In
act one of Clybourne Park, set in 1959, we see Bev and Russ planning
to sell their home in the white middle-class Chicago neighborhood of Clybourne
Park. They receive a visit from their neighbor informing them that the family
buying the house is black, and pleads with the couple to back out of the deal,
for fear that area property values will fall if black residents move in.
Reading
this play with the lens of 2013, I am appalled by their behavior and view it as
racist. However Norris is genius in the second act, set in 2009, as we witness
the same behavior dealing with race.
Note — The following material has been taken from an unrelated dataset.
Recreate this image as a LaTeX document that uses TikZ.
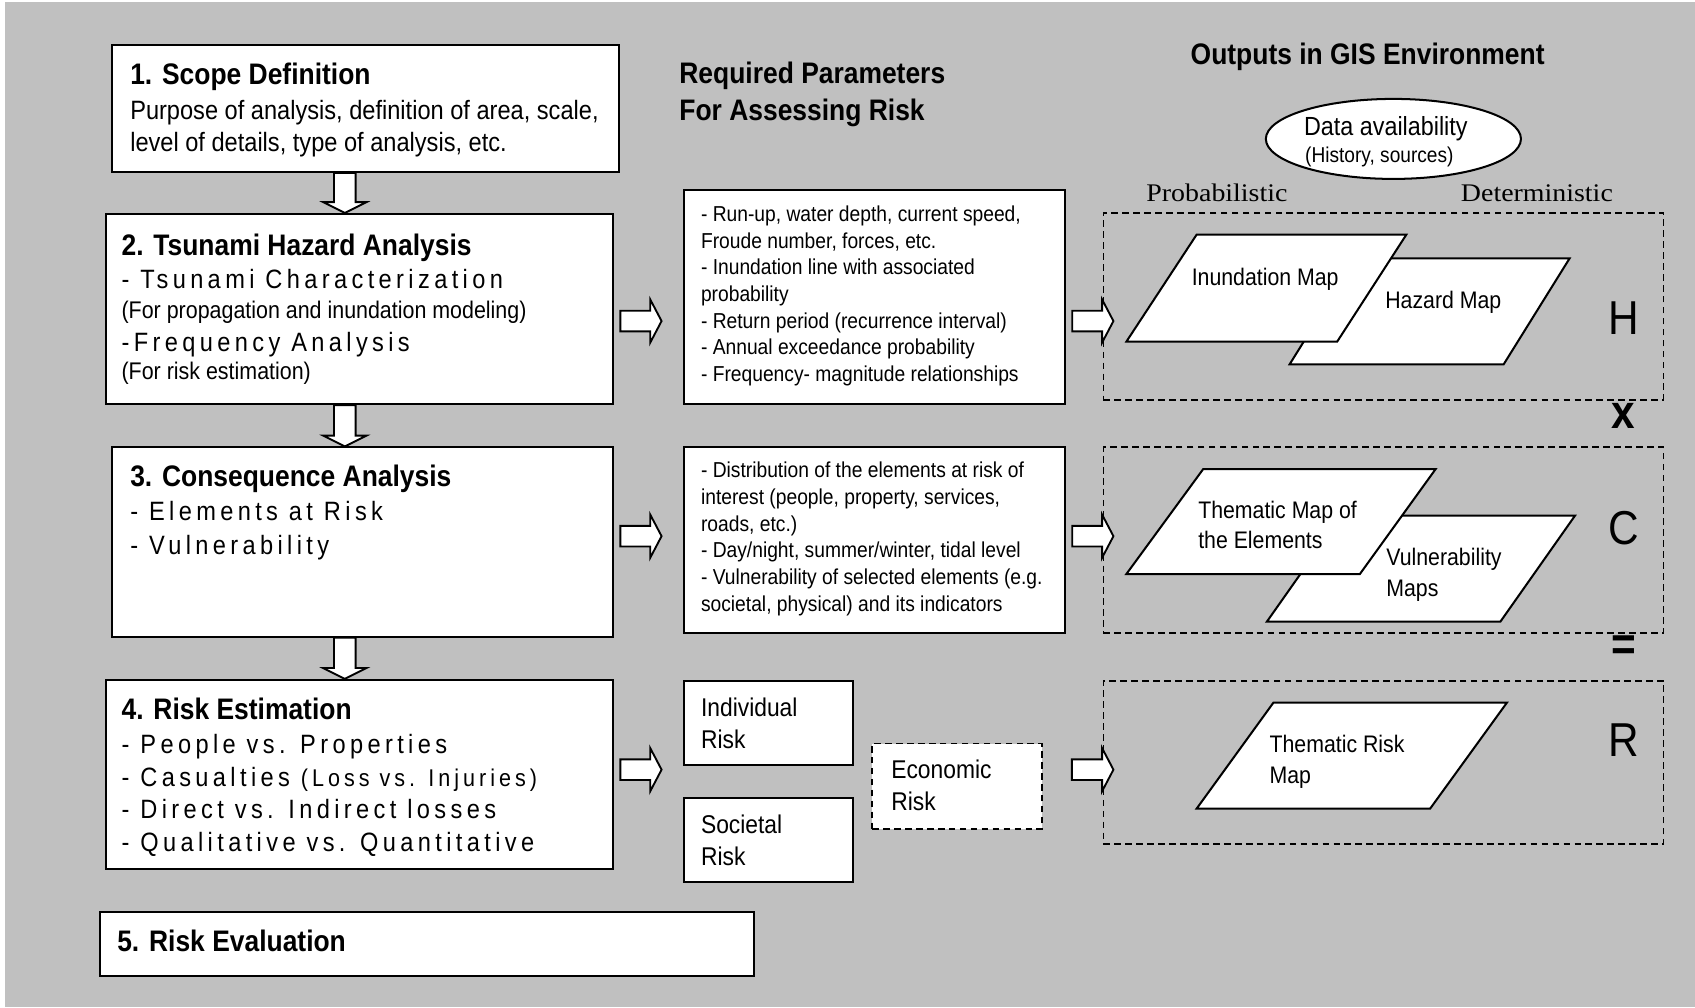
\documentclass[tikz,border=0pt]{standalone}
\usepackage{fontspec}
\setmainfont[FakeStretch=0.89]{Liberation Sans}
\newfontfamily\spacedfont[FakeStretch=0.89,LetterSpace=16.5]{Liberation Sans}
\newfontfamily\serifont[FakeStretch=1.1]{Liberation Serif}
\usetikzlibrary{calc,positioning,shapes.geometric}
\definecolor{bggray}{RGB}{192,192,192}

\tikzset{every picture/.style={line width=0.75pt}}
\tikzset{
  box/.style={draw, fill=white, line width=1.4pt, anchor=north west, inner sep=0pt},
  dbox/.style={draw, dash pattern=on 4.6pt off 3pt, line width=1.2pt, anchor=north west, inner sep=0pt},
  sz/.style 2 args={minimum width=#1*0.75pt, minimum height=#2*0.75pt},
  blk/.style={draw, fill=white, line width=1.3pt, line join=miter},
  pgram/.style={draw, fill=white, line width=1.4pt},
  ttl/.style={anchor=base west, inner sep=0pt, font=\bfseries\fontsize{20.6}{25}\selectfont},
  hdr/.style={anchor=north west, inner sep=0pt, align=left, font=\bfseries\fontsize{20.6}{25.5}\selectfont},
  body/.style={anchor=north west, inner sep=0pt, align=left, font=\fontsize{18.4}{22.5}\selectfont},
  line/.style={anchor=base west, inner sep=0pt, font=\fontsize{18.4}{22.5}\selectfont},
  spc/.style={anchor=base west, inner sep=0pt, font=\spacedfont\fontsize{18.4}{22.5}\selectfont},
  note/.style={anchor=base west, inner sep=0pt, font=\fontsize{16.7}{20}\selectfont},
  prm/.style={anchor=north west, inner sep=0pt, align=left, font=\fontsize{15}{18.5}\selectfont},
  rsk/.style={anchor=north west, inner sep=0pt, align=left, font=\fontsize{17.8}{22.5}\selectfont},
  mtx/.style={anchor=north west, inner sep=0pt, align=left, font=\fontsize{16.6}{21}\selectfont},
  srf/.style={anchor=base west, inner sep=0pt, font=\serifont\fontsize{17.6}{20}\selectfont},
  big/.style={inner sep=0pt, font=\fontsize{33}{36}\selectfont}
}

% block arrows between boxes
\newcommand{\blockdown}[2]{%
  \coordinate (ba) at #1; \coordinate (bb) at #2;
  \draw[blk] ($(ba)+(-10,0)$) -- ($(bb)+(-10,-10)$) -- ($(bb)+(-20,-10)$) -- (bb)
    -- ($(bb)+(20,-10)$) -- ($(bb)+(10,-10)$) -- ($(ba)+(10,0)$) -- cycle;}
\newcommand{\blockright}[2]{%
  \coordinate (ba) at #1; \coordinate (bb) at #2;
  \draw[blk] ($(ba)+(0,-9.5)$) -- ($(bb)+(-10.5,-9.5)$) -- ($(bb)+(-10.5,-20)$) -- (bb)
    -- ($(bb)+(-10.5,20)$) -- ($(bb)+(-10.5,9.5)$) -- ($(ba)+(0,9.5)$) -- cycle;}

\begin{document}
\begin{tikzpicture}[x=0.75pt,y=0.75pt,yscale=-1,xscale=1]
\useasboundingbox (0,0) rectangle (1568,932);
\fill[white] (0,0) rectangle (1568,932);
\fill[bggray] (4.6,2) rectangle (1568,932);

%Shape: steps on the left
\node[box, sz={469}{117}] (b1) at (103,41) {};
\node[box, sz={469}{176}] (b2) at (97,197) {};
\node[box, sz={463}{175}] (b3) at (103,413) {};
\node[box, sz={469}{175}] (b4) at (97,628) {};
\node[box, sz={605}{59}] (b5) at (92,843) {};

%Shape: parameter boxes
\node[box, sz={352}{198}] (p1) at (632,175) {};
\node[box, sz={352}{172}] (p2) at (632,413) {};
\node[box, sz={156}{78}] (ri) at (632,629) {};
\node[box, sz={156}{78}] (rs) at (632,737) {};
\node[dbox, fill=white, sz={157}{79}] (re) at (806,687) {};

%Shape: GIS output groups
\node[dbox, sz={518}{173}] (hz) at (1020,196) {};
\node[dbox, sz={518}{172}] (cq) at (1020,413) {};
\node[dbox, sz={518}{151}] (rk) at (1020,629) {};

%Shape: maps
\draw[pgram] (1254,239) -- (1452,239) -- (1391,337) -- (1193,337) -- cycle;
\draw[pgram] (1107,217) -- (1301,217) -- (1237,316) -- (1042,316) -- cycle;
\draw[pgram] (1241,477) -- (1457,477) -- (1388,575) -- (1172,575) -- cycle;
\draw[pgram] (1113,434) -- (1328,434) -- (1258,531) -- (1042,531) -- cycle;
\draw[pgram] (1178,650) -- (1394,650) -- (1323,748) -- (1107,748) -- cycle;

%Shape: Ellipse
\node[ellipse, draw, fill=white, line width=1.4pt, inner sep=0pt, sz={236}{74}] (dat) at (1289,128.5) {};

%Block arrows
\blockdown{(b1.south -| 319,0)}{(b2.north -| 319,0)}
\blockdown{(b2.south -| 319,0)}{(b3.north -| 319,0)}
\blockdown{(b3.south -| 319,0)}{(b4.north -| 319,0)}
\blockright{($(b2.east |- 0,297)+(6,0)$)}{($(p1.west |- 0,297)+(-20,0)$)}
\blockright{($(p1.east |- 0,297)+(6,0)$)}{($(hz.west |- 0,297)+(10,0)$)}
\blockright{($(b3.east |- 0,496)+(6,0)$)}{($(p2.west |- 0,496)+(-20,0)$)}
\blockright{($(p2.east |- 0,496)+(6,0)$)}{($(cq.west |- 0,496)+(10,0)$)}
\blockright{($(b4.east |- 0,712)+(6,0)$)}{($(ri.west |- 0,712)+(-20,0)$)}
\blockright{($(re.east |- 0,712)+(27,0)$)}{($(rk.west |- 0,712)+(10,0)$)}

% Text Node
\node[ttl] (t1) at (120,78) {1. Scope Definition};
\node[body] (t1b) at (120,92) {Purpose of analysis, definition of area, scale,\\level of details, type of analysis, etc.};
% Text Node
\node[ttl] (t2) at (112,236) {2. Tsunami Hazard Analysis};
\node[spc] (t2a) at (112,266.5) {- Tsunami Characterization};
\node[note] (t2b) at (112,294.5) {(For propagation and inundation modeling)};
\node[spc] (t2c) at (112,325.5) {-Frequency Analysis};
\node[note] (t2d) at (112,351.5) {(For risk estimation)};
% Text Node
\node[ttl] (t3) at (120,450) {3. Consequence Analysis};
\node[spc] (t3a) at (120,481.5) {- Elements at Risk};
\node[spc] (t3b) at (120,512.5) {- Vulnerability};
% Text Node
\node[ttl] (t4) at (112,666) {4. Risk Estimation};
\node[spc] (t4a) at (112,697) {- People vs. Properties};
\node[spc] (t4b) at (112,727.5) {- Casualties {\fontsize{16.8}{20}\selectfont(Loss vs. Injuries)}};
\node[spc] (t4c) at (112,757.5) {- Direct vs. Indirect losses};
\node[spc] (t4d) at (112,788) {- Qualitative vs. Quantitative};
% Text Node
\node[ttl] (t5) at (108,880) {5. Risk Evaluation};

% Text Node
\node[hdr] (hp) at (628,57) {Required Parameters\\For Assessing Risk};
\node[hdr] (hg) at (1101,39) {Outputs in GIS Environment};
\node[prm] (tp1) at (648,190) {- Run-up, water depth, current speed,\\Froude number, forces, etc.\\- Inundation line with associated\\probability\\- Return period (recurrence interval)\\- Annual exceedance probability\\- Frequency- magnitude relationships};
\node[prm] (tp2) at (648,427) {- Distribution of the elements at risk of\\interest (people, property, services,\\roads, etc.)\\- Day/night, summer/winter, tidal level\\- Vulnerability of selected elements (e.g.\\societal, physical) and its indicators};
\node[rsk] (tri) at (648,645) {Individual\\Risk};
\node[rsk] (trs) at (648,753) {Societal\\Risk};
\node[rsk] (tre) at (824,702.5) {Economic\\Risk};

% Text Node
\node[anchor=base, inner sep=0pt, font=\fontsize{18.2}{22}\selectfont] (dat1) at (1282,125.5) {Data availability};
\node[anchor=base, inner sep=0pt, font=\fontsize{14.9}{18}\selectfont] (dat2) at (1276,150.5) {(History, sources)};
\node[srf] (pb) at (1060,186) {Probabilistic};
\node[srf] (dt) at (1351,186) {Deterministic};

% Text Node
\node[mtx] (m1) at (1102,248) {Inundation Map};
\node[mtx] (m2) at (1281,269) {Hazard Map};
\node[mtx] (m3) at (1108,463) {Thematic Map of\\the Elements};
\node[mtx] (m4) at (1282,507) {Vulnerability\\Maps};
\node[mtx] (m5) at (1174,680) {Thematic Risk\\Map};

% Text Node
\node[big] (lh) at (1502,294) {H};
\node[big, font=\bfseries\fontsize{33}{36}\selectfont] (lx) at (1502,385) {x};
\node[big] (lc) at (1502,489) {C};
\node[big, font=\bfseries\fontsize{33}{36}\selectfont] (le) at (1502,600) {=};
\node[big] (lr) at (1502,685) {R};
\end{tikzpicture}
\end{document}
Although the second act is set fifty years
later we see that nothing has changed, it is just black versus white.
I
used to believe that in the community religion, race, sexual orientation, or
any matters that feels sensitive is private. We are appalled when looking at
history when people are discriminated against, but we are doing the same things
today. Every news paper, online blog, and television station airs stories at
someone else’s expense. They dig into every aspect of people’s personal life
almost as if we are entitled to this information.
When
I read act one of Clybourne Park, I try not to judge, because I wonder how
different are we today? Granted it is not socially acceptable to judge people
based on the color of their skin, but we judge people everyday based on what we
read about them, how we perceive them to be, and other shallow factors. It is
difficult to answer what is public and private because I feel that in the
community of this nation we have lost sight of what the answer is.